Monday, 9 May 2016

Bright Yellow Thing Causes Beer Shortage

Disaster struck in South West London yesterday as a bright yellow ball in the sky caused thousands of people to leave their homes in search of the fabled crafty beer now available in so many newly refurbished, shabby-chic boozers.

Those venturing out in late afternoon on Sunday evening were left devastated at the total lack of crafty beer left in the pubs in Tooting!
Your craft beer 'event' is sold out!

Half-witted beer blagger, Rancidbarfly, himself one of those who left it too late was forced to ponder why pubs were running so low on crafty beer when there was so much bland tasteless shite still to drink!

Surely Tooting hasn't become this gentrified in the seven months I've been away!? Can someone please tell the brain dead masses that crafty beer is for a select few people and not them! With only the likes of Goose Island, Meantime, Lagunitas and Camden Town left on the taps I was forced to drink a flat pint of Trumans rather than a lovely fizzy can of Beavertown which i was really looking forward to!
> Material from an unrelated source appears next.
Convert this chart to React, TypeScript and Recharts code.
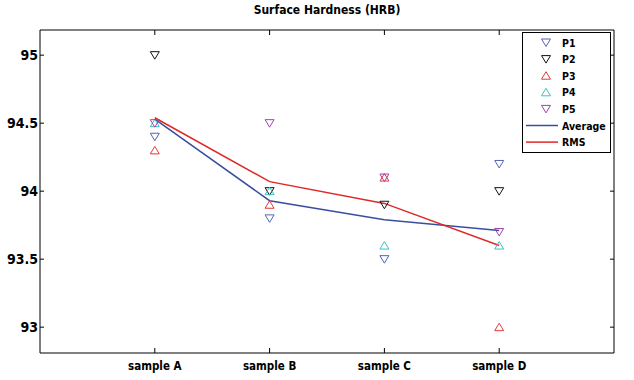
import React from 'react';
import { ComposedChart, Line, Scatter, XAxis, YAxis } from 'recharts';

const categories = ['sample A', 'sample B', 'sample C', 'sample D'];
const yTicks = [93, 93.5, 94, 94.5, 95];
const p1 = [94.4, 93.8, 93.5, 94.2];
const p2 = [95.0, 94.0, 93.9, 94.0];
const p3 = [94.3, 93.9, 94.1, 93.0];
const p4 = [94.5, 94.0, 93.6, 93.6];
const p5 = [94.5, 94.5, 94.1, 93.7];
const average = [94.53, 93.93, 93.79, 93.71];
const rms = [94.54, 94.07, 93.91, 93.6];

const data = categories.map((c, i) => ({
  x: i + 1,
  name: c,
  p1: p1[i],
  p2: p2[i],
  p3: p3[i],
  p4: p4[i],
  p5: p5[i],
  avg: average[i],
  rms: rms[i],
}));

const FONT = '"DejaVu Sans Condensed", "DejaVu Sans", sans-serif';

const C_P1 = '#5563b3';
const C_P2 = '#111111';
const C_P3 = '#e23a3a';
const C_P4 = '#3fbfbf';
const C_P5 = '#a044aa';
const C_AVG = '#3a4ea0';
const C_RMS = '#e02828';

const tri = (color: string, down: boolean) => (props: any) => {
  const { cx, cy } = props;
  if (cx == null || cy == null) return <g />;
  const w = 4.5;
  const h = 4;
  const pts = down
    ? `${cx - w},${cy - h + 0.5} ${cx + w},${cy - h + 0.5} ${cx},${cy + h}`
    : `${cx - w},${cy + h - 0.5} ${cx + w},${cy + h - 0.5} ${cx},${cy - h}`;
  return <polygon points={pts} fill="none" stroke={color} strokeWidth={1} />;
};

const legendItems = [
  { label: 'P1', color: C_P1, kind: 'down' },
  { label: 'P2', color: C_P2, kind: 'down' },
  { label: 'P3', color: C_P3, kind: 'up' },
  { label: 'P4', color: C_P4, kind: 'up' },
  { label: 'P5', color: C_P5, kind: 'down' },
  { label: 'Average', color: C_AVG, kind: 'line' },
  { label: 'RMS', color: C_RMS, kind: 'line' },
];

const LegendBox = () => (
  <svg width={89} height={121} style={{ display: 'block' }}>
    <rect x={0.5} y={0.5} width={88} height={120} fill="#fff" stroke="#000" strokeWidth={1} />
    {legendItems.map((it, i) => {
      const y = 10.5 + i * 16.6;
      let mark;
      if (it.kind === 'line') {
        mark = <line x1={4} x2={36} y1={y} y2={y} stroke={it.color} strokeWidth={1.5} />;
      } else {
        mark = tri(it.color, it.kind === 'down')({ cx: 24, cy: y });
      }
      return (
        <g key={it.label}>
          {mark}
          <text x={40} y={y + 4} fontFamily={FONT} fontWeight="bold" fontSize={10.5} fill="#000">
            {it.label}
          </text>
        </g>
      );
    })}
  </svg>
);

export default function App() {
  return (
    <div style={{ position: 'absolute', left: 0, top: 0, width: 634, height: 380, background: '#fff' }}>
      <div
        style={{
          position: 'absolute',
          left: 40,
          width: 574,
          top: 3,
          textAlign: 'center',
          fontFamily: FONT,
          fontWeight: 'bold',
          fontSize: 12,
          color: '#000',
        }}
      >
        Surface Hardness (HRB)
      </div>
      <ComposedChart
        width={634}
        height={380}
        data={data}
        margin={{ top: 29, right: 19, bottom: 0, left: 0 }}
      >
        <XAxis
          dataKey="x"
          type="number"
          domain={[0, 5]}
          ticks={[1, 2, 3, 4]}
          interval={0}
          tickFormatter={(v: number) => categories[v - 1] ?? ''}
          height={27}
          tickSize={-5}
          tickMargin={14}
          axisLine={{ stroke: '#000' }}
          tickLine={{ stroke: '#000' }}
          tick={{ fill: '#000', fontFamily: FONT, fontWeight: 'bold', fontSize: 11.5 }}
        />
        <XAxis
          xAxisId="top"
          dataKey="x"
          orientation="top"
          type="number"
          domain={[0, 5]}
          ticks={[1, 2, 3, 4]}
          interval={0}
          height={1}
          tickSize={-5}
          tickFormatter={() => ''}
          axisLine={{ stroke: '#000' }}
          tickLine={{ stroke: '#000' }}
        />
        <YAxis
          type="number"
          domain={[92.81, 95.185]}
          ticks={yTicks}
          interval={0}
          width={40}
          tickSize={-4}
          tickMargin={6}
          allowDataOverflow
          axisLine={{ stroke: '#000' }}
          tickLine={{ stroke: '#000' }}
          tick={{ fill: '#000', fontFamily: FONT, fontWeight: 'bold', fontSize: 14 }}
        />
        <YAxis
          yAxisId="right"
          orientation="right"
          type="number"
          domain={[92.81, 95.185]}
          ticks={yTicks}
          interval={0}
          width={1}
          tickSize={-4}
          allowDataOverflow
          tickFormatter={() => ''}
          axisLine={{ stroke: '#000' }}
          tickLine={{ stroke: '#000' }}
        />
        <Line
          xAxisId="top"
          yAxisId="right"
          dataKey="avg"
          stroke="none"
          dot={false}
          activeDot={false}
          legendType="none"
          isAnimationActive={false}
        />
        <Scatter dataKey="p1" shape={tri(C_P1, true)} isAnimationActive={false} legendType="none" />
        <Scatter dataKey="p2" shape={tri(C_P2, true)} isAnimationActive={false} legendType="none" />
        <Scatter dataKey="p3" shape={tri(C_P3, false)} isAnimationActive={false} legendType="none" />
        <Scatter dataKey="p4" shape={tri(C_P4, false)} isAnimationActive={false} legendType="none" />
        <Scatter dataKey="p5" shape={tri(C_P5, true)} isAnimationActive={false} legendType="none" />
        <Line dataKey="avg" type="linear" stroke={C_AVG} strokeWidth={1.5} dot={false} isAnimationActive={false} />
        <Line dataKey="rms" type="linear" stroke={C_RMS} strokeWidth={1.5} dot={false} isAnimationActive={false} />
      </ComposedChart>
      <div style={{ position: 'absolute', left: 522, top: 32 }}>
        <LegendBox />
      </div>
    </div>
  );
}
Real experts were quick to come to all sorts of conclusions as to why the crafty beer had run out claiming that pubs just aren't used to ordering so much crafty beer or even that the breweries themselves can't cope with the sheer scale of orders when the sun comes out twice a year! Others speculated that with all these new 'celebrity brewers' spending all their time out of their breweries pretending to be cool and going to made-up 'conferences', they simply weren't spending enough time brewing beer!

A brewer who wished to remain nameless angrily replied to questions on the lack of availability of his beer "Listen, we simply don't want the capacity to keep up with the likes of Meantime, Camden Town or their 'partners' because our beer is a fucking event, man and it's going to remain such!